Wednesday, January 14, 2015

forecasting - How do you synthesize a probability density function (pdf) from equally weighted price data?



What I'm working with: I have a collection of prices that has very few to no repeating values (depending on the look back period) ie each price value is unique, some prices are clustered and some can be spread apart by great distances.


Because there is only one count for each price, each price therefore has an equal probability weight. This type of data produces a flat (pdf). I'm looking for a curvy linear (pdf), so I can find levels of interest.

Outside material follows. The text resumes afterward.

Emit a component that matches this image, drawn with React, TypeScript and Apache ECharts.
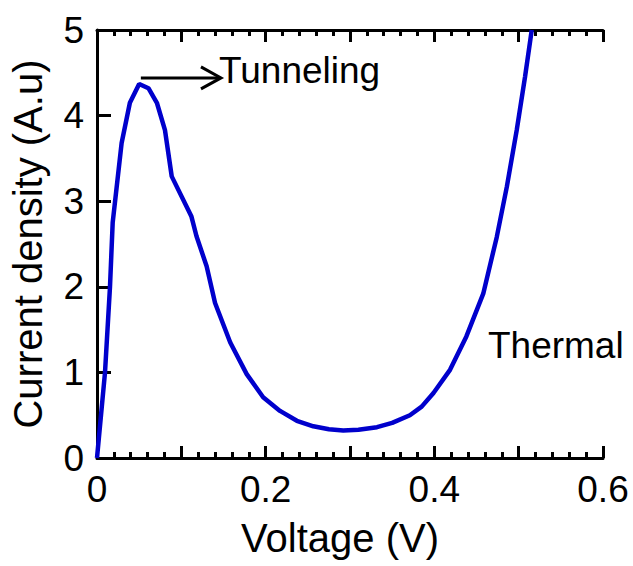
import React, { useEffect, useRef } from "react";
import * as echarts from "echarts";

const voltage = [0, 0.0095, 0.0154, 0.0186, 0.0292, 0.039, 0.05, 0.061, 0.071, 0.0806, 0.0886, 0.112, 0.118, 0.13, 0.14, 0.158, 0.1775, 0.197, 0.217, 0.237, 0.2565, 0.275, 0.292, 0.31, 0.332, 0.35, 0.371, 0.385, 0.399, 0.4186, 0.438, 0.458, 0.474, 0.486, 0.4977, 0.5075, 0.5155];
const current = [0, 1.0, 2.0, 2.75, 3.68, 4.15, 4.37, 4.32, 4.15, 3.83, 3.29, 2.82, 2.59, 2.24, 1.81, 1.35, 0.98, 0.71, 0.55, 0.435, 0.37, 0.335, 0.32, 0.33, 0.36, 0.41, 0.5, 0.6, 0.76, 1.03, 1.42, 1.92, 2.58, 3.17, 3.83, 4.45, 5.0];

const xTickLabels = ["0", "0.2", "0.4", "0.6"];
const yTickLabels = ["0", "1", "2", "3", "4", "5"];

const tunnelingArrow = { from: [0.052, 4.44], to: [0.147, 4.44] };
const tunnelingLabel = { text: "Tunneling", at: [0.1447, 4.53] };
const thermalLabel = { text: "Thermal", at: [0.4636, 1.32] };

const FONT = "'Liberation Sans', Arial, Helvetica, sans-serif";

export default function App() {
  const ref = useRef<HTMLDivElement>(null);
  useEffect(() => {
    document.body.style.margin = "0";
    if (!ref.current) return;
    const chart = echarts.init(ref.current, null, { renderer: "svg" });
    const axisLineStyle = { color: "#000", width: 3 };
    const xFmt = (v: number) => {
      const s = String(Number(v.toFixed(1)));
      return xTickLabels.includes(s) ? s : "";
    };
    const baseX = {
      type: "value",
      min: 0,
      max: 0.6,
      interval: 0.1,
      axisLine: { show: true, onZero: false, lineStyle: axisLineStyle },
      axisTick: { show: true, inside: true, length: 12, lineStyle: axisLineStyle },
      minorTick: { show: true, splitNumber: 5, length: 6, lineStyle: axisLineStyle },
      splitLine: { show: false },
      minorSplitLine: { show: false },
    };
    chart.setOption({
      animation: false,
      backgroundColor: "#fff",
      grid: { left: 97, right: 30, top: 30, bottom: 108, containLabel: false },
      xAxis: [
        {
          ...baseX,
          position: "bottom",
          axisLabel: {
            formatter: xFmt,
            fontSize: 37,
            color: "#000",
            fontFamily: FONT,
            margin: 13,
          },
          name: "Voltage (V)",
          nameLocation: "middle",
          nameGap: 60,
          nameTextStyle: { fontSize: 40, color: "#000", fontFamily: FONT, padding: [0, 20, 0, 0] },
        },
        {
          ...baseX,
          position: "top",
          axisLabel: { show: false },
        },
      ],
      yAxis: {
        type: "value",
        min: 0,
        max: 5,
        interval: 1,
        axisLine: { show: true, onZero: false, lineStyle: axisLineStyle },
        axisTick: { show: true, inside: true, length: 14, lineStyle: axisLineStyle },
        splitLine: { show: false },
        axisLabel: {
          formatter: (v: number) => {
            const s = String(v);
            return yTickLabels.includes(s) ? s : "";
          },
          fontSize: 37,
          color: "#000",
          fontFamily: FONT,
          margin: 13,
          padding: [0, 0, 10, 0],
        },
        name: "Current density (A.u)",
        nameLocation: "middle",
        nameGap: 49,
        nameTextStyle: { fontSize: 40, color: "#000", fontFamily: FONT },
      },
      series: [
        {
          type: "line",
          xAxisIndex: 0,
          yAxisIndex: 0,
          data: voltage.map((v, i) => [v, current[i]]),
          showSymbol: false,
          smooth: false,
          lineStyle: { color: "#0000CC", width: 4.5 },
          clip: true,
        },
      ],
    });

    const px = (p: number[]) => chart.convertToPixel({ xAxisIndex: 0, yAxisIndex: 0 }, p) as number[];
    const a0 = px(tunnelingArrow.from);
    const a1 = px(tunnelingArrow.to);
    const tl = px(tunnelingLabel.at);
    const th = px(thermalLabel.at);
    const arrowStyle = { stroke: "#000", lineWidth: 3, fill: null };
    chart.setOption({
      graphic: [
        { type: "line", shape: { x1: a0[0], y1: a0[1], x2: a1[0] - 2, y2: a1[1] }, style: arrowStyle },
        {
          type: "polyline",
          shape: { points: [[a1[0] - 20, a1[1] - 11], [a1[0], a1[1]], [a1[0] - 20, a1[1] + 11]] },
          style: arrowStyle,
        },
        {
          type: "text",
          x: tl[0],
          y: tl[1],
          style: { text: tunnelingLabel.text, fontSize: 37, fontFamily: FONT, fill: "#000", align: "left", verticalAlign: "middle" },
        },
        {
          type: "text",
          x: th[0],
          y: th[1],
          style: { text: thermalLabel.text, fontSize: 37, fontFamily: FONT, fill: "#000", align: "left", verticalAlign: "middle" },
        },
      ],
    });
    return () => chart.dispose();
  }, []);
  return <div ref={ref} style={{ width: 633, height: 566 }} />;
}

Question: How do I construct a curvy-linear (p.d.f.) from data that have the same frequency/count and probability distribution of (1)?


Potential Solutions:


1) Some of the values are clustered, and they look like they could be grouped to generate an aggregate-frequency/count.
I like this idea, but what technique do you use?


2) I could use volume or ticks to weight the notional price value.
For my work, I'm not interested in the influence that volume or tick weighted distributions would have.

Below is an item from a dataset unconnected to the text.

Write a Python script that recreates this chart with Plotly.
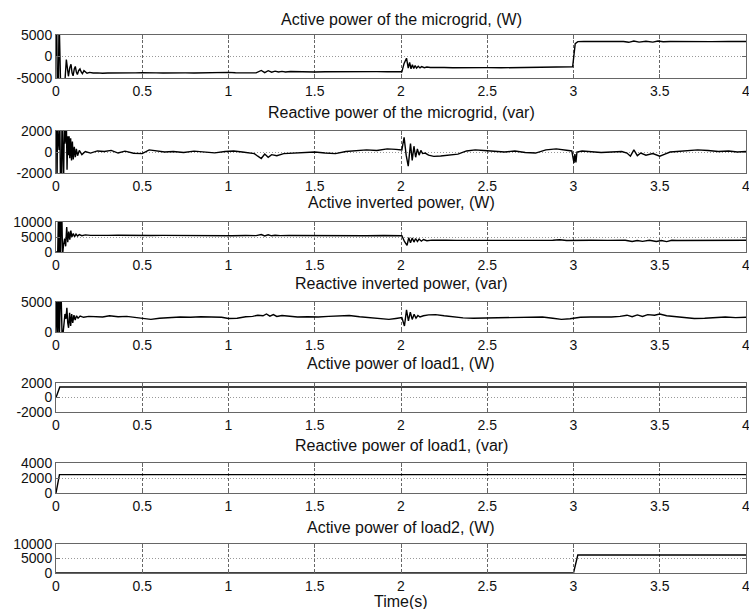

Recommendations of papers or other resources is greatly appreciated.


@vanguard2k



First, I assume that your price data are all from the same asset but spread over a certain time range. Correct, all prices are from one symbol the S&P500 futures, intraday price. As a first step you could make a histogram of your data. It's because of the 'lack' of shape of my histogram (it's flat, like a rug plot) that I'm looking for a technique to tease out a curvy-linear (pdf). Due to the infrequency of similar price values in my data set, the probability weight of any price is equal to all other price probability values, P($price)=1/sample qty.

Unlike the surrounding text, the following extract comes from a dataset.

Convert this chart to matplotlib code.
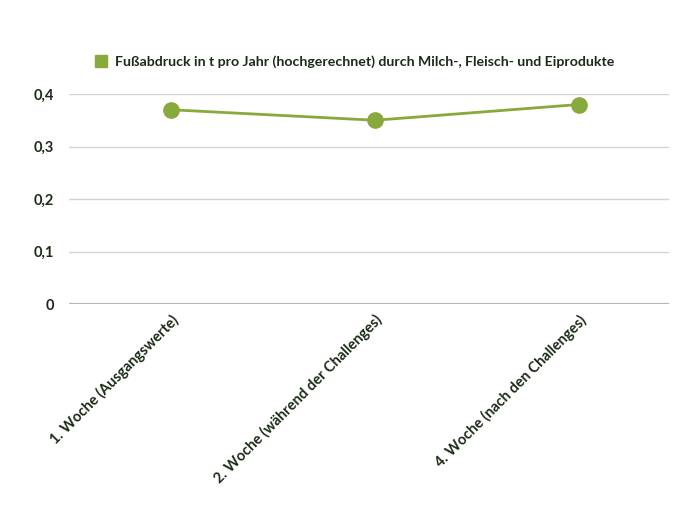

My histogram looks similar to this wiki picture: http://upload.wikimedia.org/wikipedia/commons/thumb/4/4c/Fair_dice_probability_distribution.svg/200px-Fair_dice_probability_distribution.svg.png


You could look into the topic of density estimation here.
I've spent the day reviewing your links, and the method of kernel density estimation (kde) looks promising. But I don't completely comprehend how to construct a (kde).


I've started a list of how to plot a (kde). What steps have to be taken to implement a kernel density estimations with real world price examples?


Procedure?:


1 Determine what type of partitioning/clustering method to apply to a financial time series (5 categories/methods: partitioning, hierarchical, density, grid-based, and model-based).


2 Apply the clustering technique to partition observations into groups.


3 Calculate a Practical Estimate of a kernel bandwidth, h = (1.06*StDev*qtySampled)¯¹/5, or MISE.


4 Determine what kernel function to use (Epanechnikov, Quartic, Triangular, Gaussian, Cosine, etc)



5 Calculate a kernel density estimation for each price.


6 Sum the kernels to make the kernel density estimate.


Question: Does the (kde) assign a probability value to the prices that were not in the price data set? The first (kde) example image on Wikipedia suggest that it does. http://en.wikipedia.org/wiki/File:Comparison_of_1D_histogram_and_KDE.png


If you dont have time series data but only price data and you want to cluster it (you are speaking of "price level clusters") you should look into the topic of unsupervised learning. I don't understand the difference between 'time series data' and 'price data'?